# engine back from shop.. yay



## bobby326 (Dec 13, 2009)

got my engine back from the machine shop on friday. 4oo forged speed pro pistons, molly rings, comp cam and edelbrock 72cc heads. when i brought it back to the shop i taped it off and painted it. i want to get a set of fab aluminum valve covers for it but all the ones i see are expensive. does anyone know were i can get a pair new or used thats not too much money. hoping to drop it on the frame this week.


----------



## Eric Animal (Oct 28, 2007)

Bobby, I've been trying to get a set from Tin Indian (Billet Tek) but he is out of them....check out Butler's site....You probably need tall ones....Eric


----------



## allpawl66 (May 9, 2008)

Ebay # 180647596424 220 free shipping .


----------



## GTO JUDGE (May 14, 2005)

bobby326 said:


> got my engine back from the machine shop on friday. 4oo forged speed pro pistons, molly rings, comp cam and edelbrock 72cc heads. when i brought it back to the shop i taped it off and painted it. i want to get a set of fab aluminum valve covers for it but all the ones i see are expensive. does anyone know were i can get a pair new or used thats not too much money. hoping to drop it on the frame this week.

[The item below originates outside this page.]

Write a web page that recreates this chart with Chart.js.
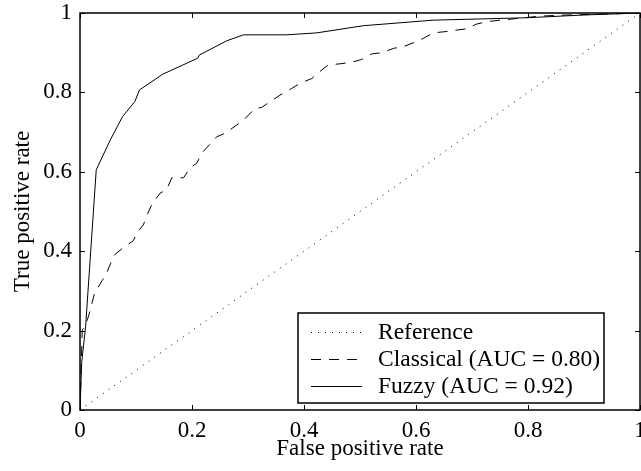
<!DOCTYPE html>
<html>
<head>
<meta charset="utf-8">
<script src="https://cdn.jsdelivr.net/npm/chart.js@4/dist/chart.umd.min.js"></script>
<style>
	html, body { margin: 0; padding: 0; background: #fff; overflow: hidden; }
	#wrap { width: 641px; height: 471px; overflow: hidden; }
</style>
</head>
<body>
<div id="wrap"><canvas id="roc" width="650" height="471"></canvas></div>
<script>
// =================== DATA ===================
const refFpr = [0, 1];
const refTpr = [0, 1];

const classicalFpr = [
	0, 0.004, 0.013, 0.016, 0.026, 0.04, 0.046, 0.055, 0.061, 0.079, 0.095, 0.104,
	0.113, 0.121, 0.129, 0.143, 0.155, 0.164, 0.185, 0.196, 0.208, 0.22, 0.244,
	0.259, 0.28, 0.292, 0.3125, 0.324, 0.357, 0.378, 0.393, 0.414, 0.426, 0.443,
	0.464, 0.485, 0.503, 0.521, 0.539, 0.56, 0.577, 0.601, 0.613, 0.631, 0.652,
	0.673, 0.69, 0.708, 0.726, 0.75, 0.78, 0.82, 0.869, 0.929, 1,
];
const classicalTpr = [
	0, 0.2, 0.227, 0.24, 0.294, 0.327, 0.34, 0.37, 0.39, 0.411, 0.426, 0.451,
	0.466, 0.495, 0.52, 0.546, 0.556, 0.585, 0.585, 0.609, 0.621, 0.651, 0.688,
	0.697, 0.718, 0.73, 0.76, 0.762, 0.793, 0.81, 0.823, 0.835, 0.85, 0.869,
	0.872, 0.876, 0.883, 0.897, 0.9, 0.911, 0.915, 0.928, 0.936, 0.95, 0.953,
	0.957, 0.96, 0.972, 0.978, 0.982, 0.986, 0.992, 0.995, 0.997, 1,
];

const fuzzyFpr = [
	0, 0.003, 0.01, 0.029, 0.054, 0.076, 0.098, 0.106, 0.148, 0.21, 0.213, 0.262,
	0.292, 0.369, 0.423, 0.506, 0.631, 0.798, 0.9, 1,
];
const fuzzyTpr = [
	0, 0.12, 0.21, 0.605, 0.68, 0.739, 0.777, 0.806, 0.846, 0.886, 0.894, 0.93,
	0.945, 0.945, 0.95, 0.968, 0.982, 0.988, 0.995, 1,
];

const seriesLabels = ["Reference", "Classical (AUC = 0.80)", "Fuzzy (AUC = 0.92)"];
const axisTicks = [0, 0.2, 0.4, 0.6, 0.8, 1];

// =================== UTILITY ===================
function toPoints(xs, ys) {
	return xs.map((x, i) => ({ x, y: ys[i] }));
}

function tickText(v) {
	return String(Number(v.toFixed(1)));
}

const SERIF = "'Liberation Serif', 'Times New Roman', serif";

// box, inward ticks and legend drawn like a matlab figure
const matlabFrame = {
	id: "matlabFrame",
	afterDraw(chart) {
		const { ctx, chartArea: a, scales } = chart;
		ctx.save();
		ctx.strokeStyle = "#000";
		ctx.lineWidth = 1;
		ctx.setLineDash([]);
		ctx.beginPath();
		scales.x.ticks.forEach((t) => {
			const px = Math.round(scales.x.getPixelForValue(t.value)) + 0.5;
			ctx.moveTo(px, a.bottom);
			ctx.lineTo(px, a.bottom - 5);
			ctx.moveTo(px, a.top);
			ctx.lineTo(px, a.top + 5);
		});
		scales.y.ticks.forEach((t) => {
			const py = Math.round(scales.y.getPixelForValue(t.value)) + 0.5;
			ctx.moveTo(a.left, py);
			ctx.lineTo(a.left + 5, py);
			ctx.moveTo(a.right, py);
			ctx.lineTo(a.right - 5, py);
		});
		ctx.stroke();

		ctx.lineWidth = 1.5;
		ctx.strokeRect(a.left, a.top, a.right - a.left, a.bottom - a.top);

		// legend
		const box = { left: a.right - 342, top: a.bottom - 97, w: 306, h: 90 };
		ctx.fillStyle = "#fff";
		ctx.fillRect(box.left, box.top, box.w, box.h);
		ctx.strokeRect(box.left, box.top, box.w, box.h);
		ctx.font = `23.5px ${SERIF}`;
		ctx.textBaseline = "middle";
		ctx.textAlign = "left";
		ctx.fillStyle = "#000";
		chart.data.datasets.forEach((ds, i) => {
			const y = box.top + 19 + i * 27;
			ctx.beginPath();
			ctx.lineWidth = ds.borderWidth;
			ctx.strokeStyle = ds.borderColor;
			ctx.setLineDash(ds.borderDash || []);
			ctx.moveTo(box.left + 13, y + 0.5);
			ctx.lineTo(box.left + 64, y + 0.5);
			ctx.stroke();
			ctx.fillText(ds.label, box.left + 80, y + 1);
		});
		ctx.restore();
	},
};

// =================== CHART ===================
Chart.defaults.font.family = SERIF;
Chart.defaults.font.size = 23;
Chart.defaults.color = "#000";

new Chart(document.getElementById("roc"), {
	type: "scatter",
	data: {
		datasets: [
			{
				label: seriesLabels[0],
				data: toPoints(refFpr, refTpr),
				showLine: true,
				borderColor: "#000",
				borderWidth: 1,
				borderDash: [1, 6],
				pointRadius: 0,
			},
			{
				label: seriesLabels[1],
				data: toPoints(classicalFpr, classicalTpr),
				showLine: true,
				borderColor: "#000",
				borderWidth: 1,
				borderDash: [10, 8],
				pointRadius: 0,
			},
			{
				label: seriesLabels[2],
				data: toPoints(fuzzyFpr, fuzzyTpr),
				showLine: true,
				borderColor: "#000",
				borderWidth: 1,
				pointRadius: 0,
			},
		],
	},
	options: {
		responsive: false,
		animation: false,
		layout: { padding: { top: 13, right: 10, left: 0, bottom: 0 } },
		plugins: {
			legend: { display: false },
			tooltip: { enabled: false },
		},
		scales: {
			x: {
				type: "linear",
				min: 0,
				max: 1,
				afterBuildTicks: (s) => {
					s.ticks = axisTicks.map((v) => ({ value: v }));
				},
				afterFit: (s) => {
					s.height = 61;
					s.paddingLeft = 0;
					s.paddingRight = 0;
				},
				grid: { display: false, drawTicks: false },
				border: { display: false },
				ticks: { padding: 7, maxRotation: 0, callback: tickText },
				title: {
					display: true,
					text: "False positive rate",
					padding: { top: 0, bottom: 8 },
				},
			},
			y: {
				type: "linear",
				min: 0,
				max: 1,
				afterBuildTicks: (s) => {
					s.ticks = axisTicks.map((v) => ({ value: v }));
				},
				afterFit: (s) => {
					s.width = 80;
					s.paddingTop = 0;
					s.paddingBottom = 0;
				},
				grid: { display: false, drawTicks: false },
				border: { display: false },
				ticks: { padding: 8, callback: tickText },
				title: {
					display: true,
					text: "True positive rate",
					padding: { top: 9, bottom: 0 },
				},
			},
		},
	},
	plugins: [matlabFrame],
});
</script>
</body>
</html>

NICE!! Don't forget the long screw with flat plate that connects the water pump to the water jet on the intake. 1:00 position.


----------



## bobby326 (Dec 13, 2009)

ya i just put the intake on just for the picture. i have to order new ram air iv intake gaskets. the gasket kit came with regular intake gaskets that dont fit the port work on the heads . but thanks anyway.


----------